The number of most parsimonious (MP) alignments found, tree length, number of MP trees, retention index (RI), and the groupings of the beetle lineages of interest for each analysis are summarized in table 1. The topology generated with a nucleotide change/gap ratio of 1:2 is presented in figure 1. The topologies produced under the different alignment parameter values are overall very similar. Increasing the change/gap ratio increases the number of MP trees, resulting in a less resolved strict consensus topology. The conserved alignment and the POY consensus analysis produced topologies with the least resolution. These data support the paraphyly of Cucujoidea, with Tenebrionoidea placed within a subset of cucujoid taxa. Tenebrionoidea is generally monophyletic, as is the Cerylonid series. Erotylidae is consistently paraphyletic due to the placement of Languriidae as sister group to Dacne. These data support the monophyly of the subfamily Encaustinae, but consistently produce an unresolved Triplacinae.

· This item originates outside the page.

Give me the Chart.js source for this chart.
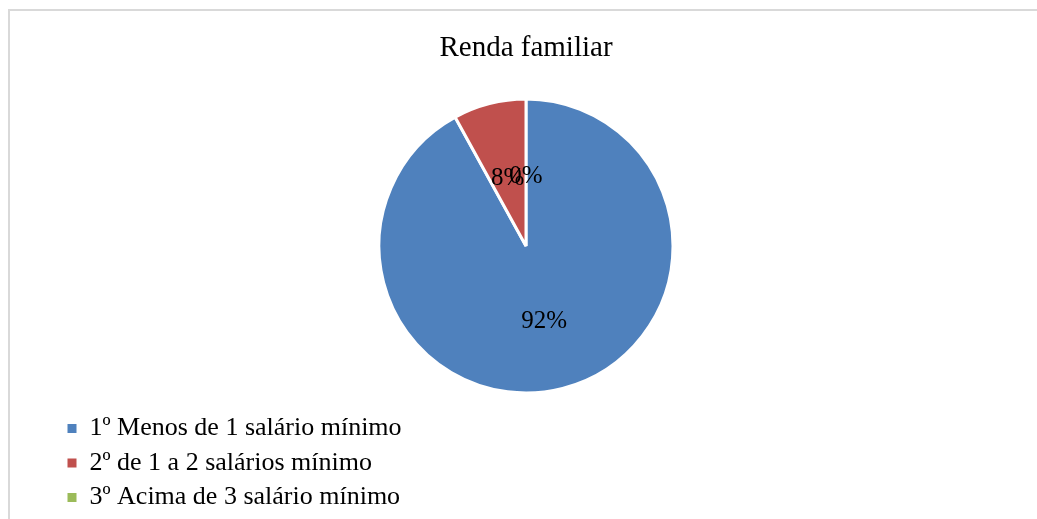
<!DOCTYPE html>
<html>
<head>
<meta charset="utf-8">
<script src="https://cdn.jsdelivr.net/npm/chart.js@4/dist/chart.umd.min.js"></script>
<style>
  body { margin: 0; background: #fff; overflow: hidden; }
  #frame { position: absolute; left: 8px; top: 9px; width: 1100px; height: 600px; border: 2px solid #d9d9d9; }
  #pie { position: absolute; left: 0; top: 0; }
</style>
</head>
<body>
<div id="frame"></div>
<canvas id="pie" width="1037" height="519"></canvas>
<script>
const titleText = 'Renda familiar';
const categories = ['1º Menos de 1 salário mínimo', '2º de 1 a 2 salários mínimo', '3º Acima de 3 salário mínimo'];
const percents = [92, 8, 0];
const colors = ['#4f81bd', '#c0504d', '#9bbb59'];

// where the pie sits (center and diameter), legend keeps its own place
const pieBox = { cx: 526, cy: 246, size: 297 };

const pieArea = {
  id: 'pieArea',
  afterLayout(chart) {
    const a = chart.chartArea;
    a.left = pieBox.cx - pieBox.size / 2;
    a.right = pieBox.cx + pieBox.size / 2;
    a.top = pieBox.cy - pieBox.size / 2;
    a.bottom = pieBox.cy + pieBox.size / 2;
    a.width = pieBox.size;
    a.height = pieBox.size;
  }
};

const sliceLabels = {
  id: 'sliceLabels',
  afterDatasetsDraw(chart) {
    const ctx = chart.ctx;
    const meta = chart.getDatasetMeta(0);
    ctx.save();
    ctx.font = '25px "Liberation Serif", "Times New Roman", serif';
    ctx.fillStyle = '#000';
    ctx.textAlign = 'center';
    ctx.textBaseline = 'middle';
    meta.data.forEach((arc, i) => {
      const p = arc.tooltipPosition();
      ctx.fillText(percents[i] + '%', p.x, p.y + 4);
    });
    ctx.restore();
  }
};

const ctx = document.getElementById('pie');
const chart = new Chart(ctx, {
  type: 'pie',
  data: {
    labels: categories,
    datasets: [{
      data: percents,
      backgroundColor: colors,
      borderColor: '#ffffff',
      borderWidth: 3
    }]
  },
  options: {
    responsive: false,
    devicePixelRatio: 1,
    animation: false,
    layout: { padding: { left: 59, right: 44, top: 0, bottom: 0 } },
    plugins: {
      tooltip: { enabled: false },
      title: {
        display: true,
        text: titleText,
        color: '#000',
        font: { family: '"Liberation Serif", "Times New Roman", serif', size: 29, weight: 'normal' },
        padding: { top: 31, bottom: 10 }
      },
      legend: {
        position: 'left',
        align: 'end',
        labels: {
          color: '#000',
          font: { family: '"Liberation Serif", "Times New Roman", serif', size: 26 },
          boxWidth: 9,
          boxHeight: 9,
          padding: 8.5,
          generateLabels(chart) {
            return Chart.overrides.pie.plugins.legend.labels.generateLabels(chart)
              .map(l => Object.assign(l, { lineWidth: 0, strokeStyle: l.fillStyle }));
          }
        }
      }
    }
  },
  plugins: [pieArea, sliceLabels]
});
</script>
</body>
</html>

Though the taxon sampling in this preliminary analysis is very limited, these results suggest that 18S rDNA appears to be informative at deciphering deeper level relationships within Erotylidae and Cucujoidea. This analysis includes exemplars from only a portion of erotylid subfamilies, and inclusion of additional taxa may help better resolve relationships among these taxa. In particular, this analysis does not include representatives of the Erotylinae and the enigmatic Microsternus. It is clear that additional taxa and genetic markers will provide further insight into the diversification and evolution of this most pleasing of beetle groups.
Working on this research project has been an invaluable experience for me. I presented this research in National Scientific meetings (Entomological Society of America annual meetings) in the form of a research poster. This poster later won first place in the College of Biology and Agriculture’s research poster contest at BYU. The knowledge, skills, and experience I gained during this project will set the stage for the rest of my career.
References Cited
- Boyle, W.W. 1956. A Revision of the Erotylidae north of Mexico (Coleoptera). Buletin of the American Museum of Natural History, 110 (2): 67-142.
- Gene Codes Corporation, Ann Arbor, MI.
- Gladstein, D.S., W.C. Wheeler, 1999. POY. American Museum of Natural History.
- Goloboff, P.A. 1994. NONA [Computer software and documentation]. Tucuman, Argentina: Fundacion e Instituo Miguel Lillo.
- Swofford, D.L. 2000. PAUP*. Phylogenetic Analysis Using Parsimony (*and other methods). version 4.0b4a. Sinauer Associates, Sunderland, MA.